### Data provided:
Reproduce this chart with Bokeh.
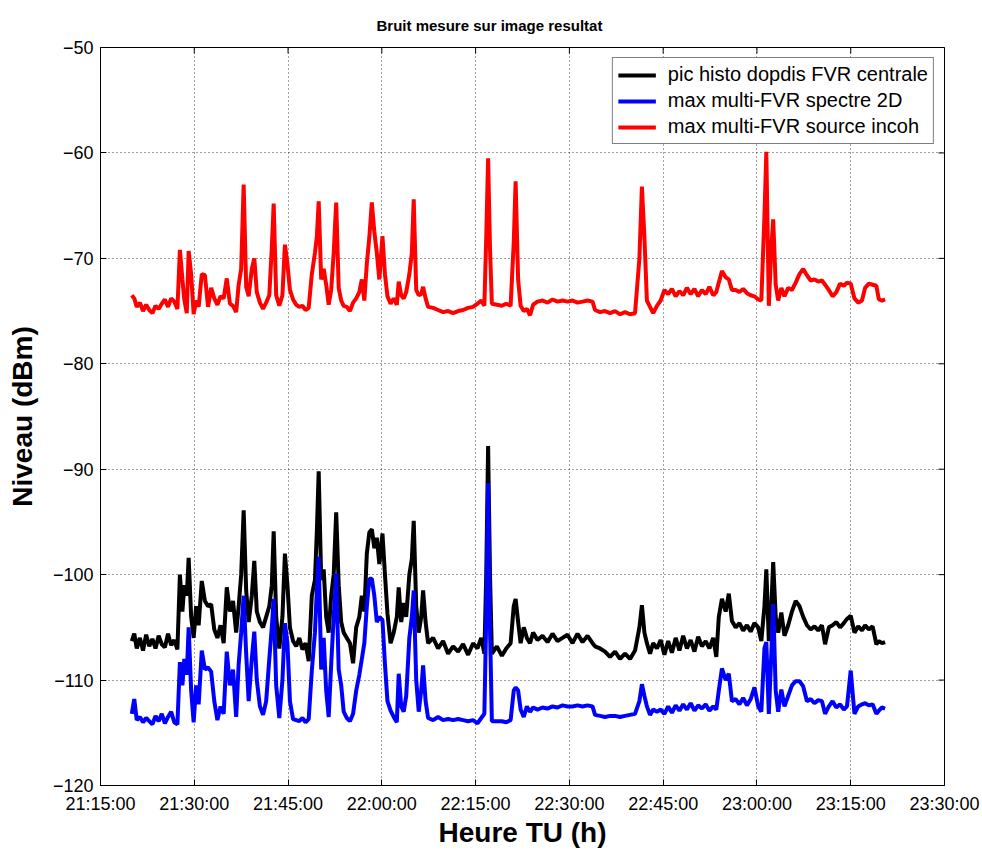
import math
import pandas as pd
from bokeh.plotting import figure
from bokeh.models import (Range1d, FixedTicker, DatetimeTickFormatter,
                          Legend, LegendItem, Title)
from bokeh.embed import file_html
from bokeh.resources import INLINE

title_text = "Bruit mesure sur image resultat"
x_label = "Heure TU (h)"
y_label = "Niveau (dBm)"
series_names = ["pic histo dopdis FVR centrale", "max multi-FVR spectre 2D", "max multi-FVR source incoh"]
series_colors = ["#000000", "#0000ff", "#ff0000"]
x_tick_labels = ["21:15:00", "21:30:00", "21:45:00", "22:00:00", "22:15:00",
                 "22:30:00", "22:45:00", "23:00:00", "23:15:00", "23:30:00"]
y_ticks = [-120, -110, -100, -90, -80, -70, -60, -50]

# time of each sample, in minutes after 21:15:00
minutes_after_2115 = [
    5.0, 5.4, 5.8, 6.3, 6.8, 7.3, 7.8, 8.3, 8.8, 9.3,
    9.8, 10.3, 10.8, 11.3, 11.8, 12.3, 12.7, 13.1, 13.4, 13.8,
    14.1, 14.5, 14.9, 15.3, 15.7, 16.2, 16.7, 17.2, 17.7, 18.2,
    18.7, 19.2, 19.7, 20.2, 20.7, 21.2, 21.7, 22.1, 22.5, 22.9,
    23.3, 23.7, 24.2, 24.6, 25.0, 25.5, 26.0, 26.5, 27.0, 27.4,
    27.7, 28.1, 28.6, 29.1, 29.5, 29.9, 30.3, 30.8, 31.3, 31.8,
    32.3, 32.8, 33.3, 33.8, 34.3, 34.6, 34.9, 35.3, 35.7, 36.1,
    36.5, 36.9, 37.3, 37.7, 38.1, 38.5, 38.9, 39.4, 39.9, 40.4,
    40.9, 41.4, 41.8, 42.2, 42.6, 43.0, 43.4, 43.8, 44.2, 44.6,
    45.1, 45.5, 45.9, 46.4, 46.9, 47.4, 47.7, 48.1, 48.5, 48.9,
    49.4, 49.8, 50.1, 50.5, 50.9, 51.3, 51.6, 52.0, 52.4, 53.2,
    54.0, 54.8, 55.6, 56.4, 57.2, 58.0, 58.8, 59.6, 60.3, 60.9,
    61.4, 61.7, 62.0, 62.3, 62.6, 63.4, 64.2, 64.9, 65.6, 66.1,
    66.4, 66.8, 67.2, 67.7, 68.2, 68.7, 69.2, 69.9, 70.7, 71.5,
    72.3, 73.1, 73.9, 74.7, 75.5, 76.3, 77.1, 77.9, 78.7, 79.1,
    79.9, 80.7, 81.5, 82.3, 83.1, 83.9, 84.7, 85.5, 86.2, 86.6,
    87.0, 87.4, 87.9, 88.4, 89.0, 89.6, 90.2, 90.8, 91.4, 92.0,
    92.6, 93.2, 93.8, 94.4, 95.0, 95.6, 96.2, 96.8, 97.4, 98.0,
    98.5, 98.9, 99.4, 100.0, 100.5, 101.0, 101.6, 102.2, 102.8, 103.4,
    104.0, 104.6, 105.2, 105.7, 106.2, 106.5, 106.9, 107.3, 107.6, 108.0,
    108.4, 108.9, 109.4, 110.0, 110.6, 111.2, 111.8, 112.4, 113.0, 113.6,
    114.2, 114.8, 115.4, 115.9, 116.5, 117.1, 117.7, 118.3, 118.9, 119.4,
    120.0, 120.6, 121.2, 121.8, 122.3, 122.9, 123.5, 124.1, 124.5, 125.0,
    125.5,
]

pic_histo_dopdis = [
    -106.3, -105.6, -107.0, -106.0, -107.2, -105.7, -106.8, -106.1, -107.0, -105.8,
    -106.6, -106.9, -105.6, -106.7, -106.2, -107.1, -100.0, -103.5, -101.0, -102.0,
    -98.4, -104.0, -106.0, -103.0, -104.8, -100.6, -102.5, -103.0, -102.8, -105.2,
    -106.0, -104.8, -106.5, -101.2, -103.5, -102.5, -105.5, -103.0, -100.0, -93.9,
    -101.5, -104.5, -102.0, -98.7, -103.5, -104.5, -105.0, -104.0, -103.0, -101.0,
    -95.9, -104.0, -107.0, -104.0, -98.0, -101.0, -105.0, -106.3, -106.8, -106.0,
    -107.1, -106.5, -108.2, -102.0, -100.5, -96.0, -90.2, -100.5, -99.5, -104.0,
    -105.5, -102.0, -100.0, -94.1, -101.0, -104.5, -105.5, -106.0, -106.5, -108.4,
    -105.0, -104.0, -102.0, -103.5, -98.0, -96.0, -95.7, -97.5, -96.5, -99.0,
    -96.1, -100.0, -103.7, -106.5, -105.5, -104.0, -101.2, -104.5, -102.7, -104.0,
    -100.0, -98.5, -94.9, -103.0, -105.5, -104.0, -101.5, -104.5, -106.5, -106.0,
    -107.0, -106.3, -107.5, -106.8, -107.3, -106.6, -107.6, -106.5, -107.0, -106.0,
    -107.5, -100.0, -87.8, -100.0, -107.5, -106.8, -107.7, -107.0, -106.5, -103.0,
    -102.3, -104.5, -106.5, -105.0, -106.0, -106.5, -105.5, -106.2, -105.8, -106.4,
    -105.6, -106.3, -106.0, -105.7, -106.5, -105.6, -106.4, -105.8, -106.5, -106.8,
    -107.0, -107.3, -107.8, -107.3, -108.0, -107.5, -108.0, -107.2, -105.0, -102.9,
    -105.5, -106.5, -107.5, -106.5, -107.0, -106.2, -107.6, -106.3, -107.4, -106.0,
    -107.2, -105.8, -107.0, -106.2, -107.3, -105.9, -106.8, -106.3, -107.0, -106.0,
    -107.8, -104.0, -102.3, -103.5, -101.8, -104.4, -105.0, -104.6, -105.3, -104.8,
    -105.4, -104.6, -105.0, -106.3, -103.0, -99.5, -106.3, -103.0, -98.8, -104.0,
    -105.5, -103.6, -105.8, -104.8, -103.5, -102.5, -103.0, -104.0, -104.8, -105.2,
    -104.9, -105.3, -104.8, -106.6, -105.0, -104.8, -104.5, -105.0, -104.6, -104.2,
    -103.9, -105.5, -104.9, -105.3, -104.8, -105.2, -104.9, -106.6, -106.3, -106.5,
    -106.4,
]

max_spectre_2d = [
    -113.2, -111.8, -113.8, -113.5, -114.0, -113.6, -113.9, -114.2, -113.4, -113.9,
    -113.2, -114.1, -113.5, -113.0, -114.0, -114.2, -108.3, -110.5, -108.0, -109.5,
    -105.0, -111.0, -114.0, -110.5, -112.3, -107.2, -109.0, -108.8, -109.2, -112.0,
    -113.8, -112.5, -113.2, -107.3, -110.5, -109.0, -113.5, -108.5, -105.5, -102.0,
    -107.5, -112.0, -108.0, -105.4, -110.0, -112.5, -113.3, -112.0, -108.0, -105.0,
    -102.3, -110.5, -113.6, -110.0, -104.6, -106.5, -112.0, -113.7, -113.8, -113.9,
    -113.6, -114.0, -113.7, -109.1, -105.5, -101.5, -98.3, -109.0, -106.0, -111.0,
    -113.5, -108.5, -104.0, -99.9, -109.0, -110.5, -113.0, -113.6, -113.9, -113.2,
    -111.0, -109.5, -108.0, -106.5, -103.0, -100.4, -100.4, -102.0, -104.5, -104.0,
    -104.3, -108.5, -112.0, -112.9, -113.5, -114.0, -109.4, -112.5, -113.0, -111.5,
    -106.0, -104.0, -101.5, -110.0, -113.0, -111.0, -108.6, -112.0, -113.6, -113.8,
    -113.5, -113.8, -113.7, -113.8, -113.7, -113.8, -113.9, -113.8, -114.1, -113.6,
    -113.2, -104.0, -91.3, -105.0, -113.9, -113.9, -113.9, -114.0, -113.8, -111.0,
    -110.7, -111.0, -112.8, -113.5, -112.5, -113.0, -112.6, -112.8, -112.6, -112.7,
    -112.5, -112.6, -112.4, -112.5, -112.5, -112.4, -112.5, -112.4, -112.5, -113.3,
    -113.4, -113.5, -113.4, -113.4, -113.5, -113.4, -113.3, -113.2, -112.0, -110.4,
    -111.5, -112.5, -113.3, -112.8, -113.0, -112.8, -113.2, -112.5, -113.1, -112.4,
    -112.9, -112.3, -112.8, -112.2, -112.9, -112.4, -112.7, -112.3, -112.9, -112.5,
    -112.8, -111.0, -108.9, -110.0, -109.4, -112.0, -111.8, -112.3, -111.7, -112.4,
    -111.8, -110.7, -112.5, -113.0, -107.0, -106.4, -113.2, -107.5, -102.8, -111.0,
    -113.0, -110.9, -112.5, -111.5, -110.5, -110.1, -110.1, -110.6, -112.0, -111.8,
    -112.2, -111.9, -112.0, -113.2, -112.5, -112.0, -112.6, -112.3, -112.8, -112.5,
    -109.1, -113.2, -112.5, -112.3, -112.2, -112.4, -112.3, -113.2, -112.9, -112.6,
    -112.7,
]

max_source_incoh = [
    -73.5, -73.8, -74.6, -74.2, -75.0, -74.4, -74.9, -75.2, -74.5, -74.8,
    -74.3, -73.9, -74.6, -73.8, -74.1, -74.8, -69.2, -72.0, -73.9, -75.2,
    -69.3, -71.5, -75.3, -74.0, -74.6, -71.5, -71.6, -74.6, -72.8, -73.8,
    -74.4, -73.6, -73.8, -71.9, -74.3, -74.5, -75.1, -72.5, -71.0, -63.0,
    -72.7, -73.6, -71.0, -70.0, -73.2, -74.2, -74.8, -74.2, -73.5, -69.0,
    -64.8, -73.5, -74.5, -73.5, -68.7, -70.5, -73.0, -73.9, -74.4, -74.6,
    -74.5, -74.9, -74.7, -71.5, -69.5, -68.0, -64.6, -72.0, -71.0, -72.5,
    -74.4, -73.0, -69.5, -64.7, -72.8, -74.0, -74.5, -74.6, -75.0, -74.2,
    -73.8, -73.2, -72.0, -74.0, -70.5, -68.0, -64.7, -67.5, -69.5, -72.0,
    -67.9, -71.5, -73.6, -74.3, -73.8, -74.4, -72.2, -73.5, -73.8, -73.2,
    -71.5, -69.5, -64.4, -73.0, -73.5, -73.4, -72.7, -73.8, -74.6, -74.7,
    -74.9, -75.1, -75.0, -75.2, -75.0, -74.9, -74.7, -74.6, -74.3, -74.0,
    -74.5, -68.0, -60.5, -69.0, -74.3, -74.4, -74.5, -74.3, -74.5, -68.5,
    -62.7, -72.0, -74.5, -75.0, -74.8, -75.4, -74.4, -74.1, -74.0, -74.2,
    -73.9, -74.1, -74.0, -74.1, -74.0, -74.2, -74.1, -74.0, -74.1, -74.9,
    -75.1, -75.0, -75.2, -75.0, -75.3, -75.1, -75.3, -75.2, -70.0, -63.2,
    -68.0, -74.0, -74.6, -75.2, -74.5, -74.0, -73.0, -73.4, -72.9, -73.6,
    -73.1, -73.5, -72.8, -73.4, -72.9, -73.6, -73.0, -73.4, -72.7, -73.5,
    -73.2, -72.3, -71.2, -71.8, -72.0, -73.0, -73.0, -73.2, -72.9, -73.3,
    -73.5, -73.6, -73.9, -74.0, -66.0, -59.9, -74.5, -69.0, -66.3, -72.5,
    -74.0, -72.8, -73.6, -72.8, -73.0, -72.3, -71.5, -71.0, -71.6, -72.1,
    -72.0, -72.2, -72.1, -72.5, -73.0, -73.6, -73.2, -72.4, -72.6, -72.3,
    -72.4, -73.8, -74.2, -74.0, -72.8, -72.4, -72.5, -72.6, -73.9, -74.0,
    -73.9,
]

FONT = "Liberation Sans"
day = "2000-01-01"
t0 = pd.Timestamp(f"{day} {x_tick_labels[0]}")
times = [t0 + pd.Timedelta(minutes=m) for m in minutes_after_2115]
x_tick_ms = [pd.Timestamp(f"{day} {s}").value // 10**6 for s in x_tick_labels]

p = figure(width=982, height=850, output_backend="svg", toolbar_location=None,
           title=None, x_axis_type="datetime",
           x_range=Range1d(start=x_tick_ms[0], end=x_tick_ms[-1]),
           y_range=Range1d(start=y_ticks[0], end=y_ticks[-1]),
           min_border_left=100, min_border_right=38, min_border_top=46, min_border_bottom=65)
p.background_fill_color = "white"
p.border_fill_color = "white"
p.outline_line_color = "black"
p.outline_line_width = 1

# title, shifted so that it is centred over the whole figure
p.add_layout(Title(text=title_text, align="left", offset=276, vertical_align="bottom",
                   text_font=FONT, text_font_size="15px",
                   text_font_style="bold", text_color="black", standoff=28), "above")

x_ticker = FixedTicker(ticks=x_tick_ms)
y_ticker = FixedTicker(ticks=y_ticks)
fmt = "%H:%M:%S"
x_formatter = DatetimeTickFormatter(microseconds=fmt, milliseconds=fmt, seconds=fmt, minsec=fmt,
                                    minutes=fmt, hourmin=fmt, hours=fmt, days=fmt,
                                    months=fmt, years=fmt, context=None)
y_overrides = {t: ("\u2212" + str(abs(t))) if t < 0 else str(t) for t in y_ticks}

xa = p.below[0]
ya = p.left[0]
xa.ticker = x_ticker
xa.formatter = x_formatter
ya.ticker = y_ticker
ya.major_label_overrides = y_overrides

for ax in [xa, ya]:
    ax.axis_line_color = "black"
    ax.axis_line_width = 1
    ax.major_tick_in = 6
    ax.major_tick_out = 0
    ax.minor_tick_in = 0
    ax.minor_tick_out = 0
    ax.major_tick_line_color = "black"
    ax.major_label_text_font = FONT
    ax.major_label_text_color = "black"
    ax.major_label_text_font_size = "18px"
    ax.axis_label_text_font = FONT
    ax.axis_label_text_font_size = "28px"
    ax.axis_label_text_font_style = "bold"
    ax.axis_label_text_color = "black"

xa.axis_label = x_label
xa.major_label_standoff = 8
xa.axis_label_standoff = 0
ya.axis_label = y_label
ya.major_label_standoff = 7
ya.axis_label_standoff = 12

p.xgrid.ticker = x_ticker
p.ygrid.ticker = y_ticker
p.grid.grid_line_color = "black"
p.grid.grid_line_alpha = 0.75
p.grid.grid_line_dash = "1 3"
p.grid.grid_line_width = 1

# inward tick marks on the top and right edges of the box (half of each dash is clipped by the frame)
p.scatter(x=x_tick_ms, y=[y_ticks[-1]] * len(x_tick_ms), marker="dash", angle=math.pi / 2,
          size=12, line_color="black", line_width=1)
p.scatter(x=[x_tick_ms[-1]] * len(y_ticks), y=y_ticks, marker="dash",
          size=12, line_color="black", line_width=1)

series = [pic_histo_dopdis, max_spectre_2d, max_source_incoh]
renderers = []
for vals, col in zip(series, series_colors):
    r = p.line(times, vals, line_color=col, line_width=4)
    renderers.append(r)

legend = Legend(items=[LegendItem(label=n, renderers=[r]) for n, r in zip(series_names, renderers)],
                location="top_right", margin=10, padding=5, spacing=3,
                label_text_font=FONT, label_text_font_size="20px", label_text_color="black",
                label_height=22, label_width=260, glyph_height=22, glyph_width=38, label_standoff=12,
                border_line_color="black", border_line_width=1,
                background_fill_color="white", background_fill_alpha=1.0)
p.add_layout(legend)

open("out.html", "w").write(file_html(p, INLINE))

### Your goal:
With all pictures left out, please transcribe exactly the lines from the start of the material through the line with "from bokeh.resources import INLINE".

### Answer below:
Reproduce this chart with Bokeh.
import math
import pandas as pd
from bokeh.plotting import figure
from bokeh.models import (Range1d, FixedTicker, DatetimeTickFormatter,
                          Legend, LegendItem, Title)
from bokeh.embed import file_html
from bokeh.resources import INLINE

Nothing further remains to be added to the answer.